Should you like to replant the area it is best to remove the bulk of the sawdust and fill the hole created by stump grinding with topsoil. If a large amount of sawdust was accidentally mixed with the existing soil it is usually worth adding nitrogenous fertiliser prior to planting to counteract possible problems with nutrient lockup. For example, consider mixing in chicken manure pellets or sulphate of ammonia. 

Methods to avoid

We do not recommend burning down stumps in situ. They are usually too wet for this. Applying nitrate fertilisers also does not improve their burning qualities, or speed up rotting, even though these fertilisers are oxidising agents.

How to apply stump killers

Stump and root killers currently on the market are those containing glyphosate (e.g. Roundup Stump Killer, Doff Tree Stump & Tough Weedkiller and Westland Resolva Pro Tree Stump killer) or triclopyr (Vitax SBK Brushwood Killer).

  • Always follow the manufacturer’s preferred method. This may involve treating the entire cut surface of the stump, drilling holes around the living edge of the stump to pour the granules into, or using a chisel or axe to make wedge-shaped incursions around the edge of the bark (often used for standing trees). These notches can then be filled with granules or brushed with the liquid weedkiller
  • The best time to apply stump killers is from autumn to winter. Avoid treatment in spring and early summer when the sap is rising
  • Apply a weedkiller directly to the stump, concentrating it in the outer ring of live tissue just beneath the bark
  • Weedkiller is best applied to fresh stumps, as live tissue is needed for its uptake. If the stump is only a few weeks old, you may be able to expose live tissue by cutting the top off to expose a fresh-cut surface
  • Finally, cover the whole top of the stump with a plastic sheet to keep off the rain and secure in place

Inclusion of a weedkiller product does not indicate a recommendation or endorsement by the RHS. It is a list of products currently available to the home gardener.


Weedkillers for gardeners (Adobe Acrobat pdf document outlining weedkillers available to gardeners - see section 1a and 4)

Safety precautions

Always follow the dosing, application and health-and-safety instructions given on the label of the product concerned.

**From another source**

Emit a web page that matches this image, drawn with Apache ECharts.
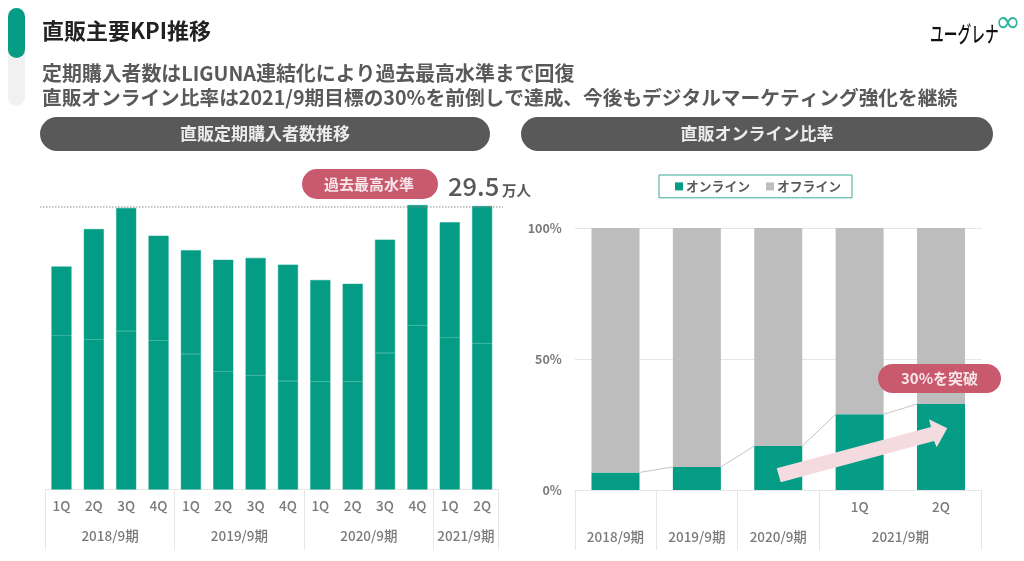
<!DOCTYPE html>
<html><head><meta charset="utf-8">
<style>html,body{margin:0;padding:0;background:#fff}#c{width:1024px;height:561px}</style>
<script src="https://cdn.jsdelivr.net/npm/echarts@6/dist/echarts.min.js"></script>
</head><body><div id="c"></div>
<script>
const quarters = ['1Q','2Q','3Q','4Q','1Q','2Q','3Q','4Q','1Q','2Q','3Q','4Q','1Q','2Q'];
const subscriberLower = [16.0,15.6,16.5,15.5,14.1,12.3,11.9,11.3,11.2,11.2,14.2,17.1,15.8,15.2];
const subscriberUpper = [7.2,11.5,12.8,10.9,10.8,11.6,12.2,12.1,10.6,10.2,11.8,12.5,12.0,14.3];
const leftYears = ['2018/9期','2019/9期','2020/9期','2021/9期'];
const leftYearEdges = [0,4,8,12,14];
const leftYearCenters = [2,6,10,13];
const rightCategories = ['','','','1Q','2Q'];
const rightYears = ['2018/9期','2019/9期','2020/9期','2021/9期'];
const rightYearEdges = [0,1,2,3,5];
const rightYearCenters = [0.5,1.5,2.5,4];
const online = [6.7,8.8,16.8,28.9,32.8];
const offline = [93.3,91.2,83.2,71.1,67.2];

const FONT = '"Noto Sans CJK JP","Noto Sans",sans-serif';
const TEAL = '#049c84', GREY = '#bdbdbd', DARK = '#595959', RED = '#c9596c', LINE = '#e6e6e6', TXT = '#7a7a7a';

function yearAxis(gridIndex, max, edges, centers, names) {
  return {
    type: 'value', gridIndex, position: 'bottom', min: 0, max,
    axisLine: {show: false}, splitLine: {show: false},
    axisTick: {show: true, customValues: edges, length: 60, lineStyle: {color: LINE, width: 1}},
    axisLabel: {show: true, customValues: centers, margin: 40, color: TXT, fontFamily: FONT, fontSize: 13.5, fontWeight: 500,
      formatter: v => names[centers.indexOf(v)] || ''}
  };
}
function text(x, y, s, size, color, weight, align) {
  return {type: 'text', z: 120, x, y, style: {text: s, fontFamily: FONT, fontSize: size, fill: color, fontWeight: weight || 'bold',
    align: align || 'left', verticalAlign: 'middle'}};
}
function pill(x, y, w, h, color, z) {
  return {type: 'rect', z: z || 110, shape: {x, y, width: w, height: h, r: h / 2}, style: {fill: color}};
}

const chart = echarts.init(document.getElementById('c'), null, {renderer: 'canvas'});
chart.setOption({
  animation: false,
  backgroundColor: '#fff',
  textStyle: {fontFamily: FONT},
  legend: {
    left: 659, top: 175, padding: [5, 11, 5, 16], itemGap: 16, itemWidth: 8, itemHeight: 8,
    borderColor: '#3aa896', borderWidth: 1,
    data: ['オンライン', 'オフライン'],
    icon: 'rect',
    textStyle: {color: DARK, fontSize: 12.8, fontWeight: 'bold', fontFamily: FONT, padding: [0, 0, 0, -2]}
  },
  grid: [
    {left: 45.3, right: 1024 - 498.3, top: 201.2, bottom: 71.5},
    {left: 574.8, right: 1024 - 981.7, top: 228, bottom: 71}
  ],
  xAxis: [
    {type: 'category', gridIndex: 0, data: quarters, axisTick: {show: false},
      axisLine: {lineStyle: {color: LINE}},
      axisLabel: {color: TXT, fontFamily: FONT, fontSize: 13.5, fontWeight: 500, margin: 10, interval: 0}},
    yearAxis(0, 14, leftYearEdges, leftYearCenters, leftYears),
    {type: 'category', gridIndex: 1, data: rightCategories, axisTick: {show: false},
      axisLine: {lineStyle: {color: LINE}},
      axisLabel: {color: TXT, fontFamily: FONT, fontSize: 13.5, fontWeight: 500, margin: 10, interval: 0}},
    yearAxis(1, 5, rightYearEdges, rightYearCenters, rightYears)
  ],
  yAxis: [
    {type: 'value', gridIndex: 0, min: 0, max: 30, show: false, splitLine: {show: false}},
    {type: 'value', gridIndex: 1, min: 0, max: 100, interval: 50,
      axisLine: {show: false}, axisTick: {show: false},
      splitLine: {lineStyle: {color: LINE}},
      axisLabel: {formatter: '{value}%', color: TXT, fontFamily: FONT, fontSize: 12.5, fontWeight: 'bold', margin: 13}}
  ],
  series: [
    {name: '定期購入者数A', type: 'bar', stack: 'l', xAxisIndex: 0, yAxisIndex: 0, data: subscriberLower, barWidth: '62%',
      itemStyle: {color: TEAL, borderColor: '#0fa28b', borderWidth: 0.5}},
    {name: '定期購入者数B', type: 'bar', stack: 'l', xAxisIndex: 0, yAxisIndex: 0, data: subscriberUpper, barWidth: '62%',
      itemStyle: {color: TEAL, borderColor: '#0fa28b', borderWidth: 0.5}},
    {name: 'オンライン', type: 'bar', stack: 'r', xAxisIndex: 2, yAxisIndex: 1, data: online, barWidth: '59%',
      itemStyle: {color: TEAL}},
    {name: 'オフライン', type: 'bar', stack: 'r', xAxisIndex: 2, yAxisIndex: 1, data: offline, barWidth: '59%',
      itemStyle: {color: GREY}},
    {name: '系列線', type: 'custom', xAxisIndex: 2, yAxisIndex: 1, silent: true, z: 5,
      data: online.slice(0, -1).map((v, i) => [i, v, online[i + 1]]),
      encode: {x: 0, y: 1},
      renderItem: function (params, api) {
        const a = api.coord([api.value(0), api.value(1)]);
        const b = api.coord([api.value(0) + 1, api.value(2)]);
        const half = api.size([1, 0])[0] * 0.295;
        return {type: 'line', shape: {x1: a[0] + half, y1: a[1], x2: b[0] - half, y2: b[1]},
          style: {stroke: '#c4c4c4', lineWidth: 1}};
      }}
  ],
  graphic: {elements: [
    {type: 'rect', z: 100, shape: {x: 8, y: 8, width: 17, height: 98, r: 8.5}, style: {fill: '#f1f1f1'}},
    pill(8, 8, 17, 50, TEAL),
    text(42, 31, '直販主要KPI推移', 22, '#222222'),
    text(42, 73, '定期購入者数はLIGUNA連結化により過去最高水準まで回復', 19.9, DARK),
    text(42, 98, '直販オンライン比率は2021/9期目標の30%を前倒しで達成、今後もデジタルマーケティング強化を継続', 19.7, DARK),
    pill(40, 117, 450, 34, DARK),
    text(265, 134, '直販定期購入者数推移', 17, '#ececec', 'bold', 'center'),
    pill(521, 117, 472, 34, DARK),
    text(757, 134, '直販オンライン比率', 17, '#ececec', 'bold', 'center'),
    pill(302, 169, 136, 30, RED),
    text(369, 184, '過去最高水準', 15, '#f6e6e9', 'bold', 'center'),
    text(448, 186, '29.5', 25.5, DARK, 500),
    text(502, 190, '万人', 14.5, DARK, 'bold'),
    {type: 'line', z: 105, shape: {x1: 40, y1: 207, x2: 503, y2: 207}, style: {stroke: '#8a8a8a', lineWidth: 1, lineDash: [1.5, 1.5]}},
    {type: 'polygon', z: 110, shape: {points: [[776.7,468.3],[780.7,482.3],[934,441],[936.7,447.3],[947.3,428.3],[929,419.3],[931,427]]}, style: {fill: '#f3dbe0'}},
    pill(878, 364, 123, 29, RED),
    text(939.5, 378.5, '30%を突破', 15, '#f6e6e9', 'bold', 'center'),
    {type: 'text', z: 120, x: 930, y: 34, scaleY: 1.55, scaleX: 0.98, style: {text: 'ユーグレナ', fontFamily: FONT, fontSize: 14, fontWeight: 500, fill: '#111', verticalAlign: 'middle'}},
    {type: 'text', z: 120, x: 1008, y: 24, style: {text: '∞', fontFamily: '"DejaVu Sans"', fontSize: 31, fontWeight: 'normal', fill: '#2fb39d', align: 'center', verticalAlign: 'middle'}}
  ]}
});
</script></body></html>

Although it is not a legal requirement to wear protective clothing when handling and using amateur/home pesticides, the RHS recommends wearing gloves, Wellington boots and other protective clothing as a sensible precaution.


Chemicals: storing and disposal
Chemicals: using safely and effectively


Other than stump removal being hard work or time consuming, there are no particular problems. But you might notice signs of honey fungus or problems with suckers and seedlings.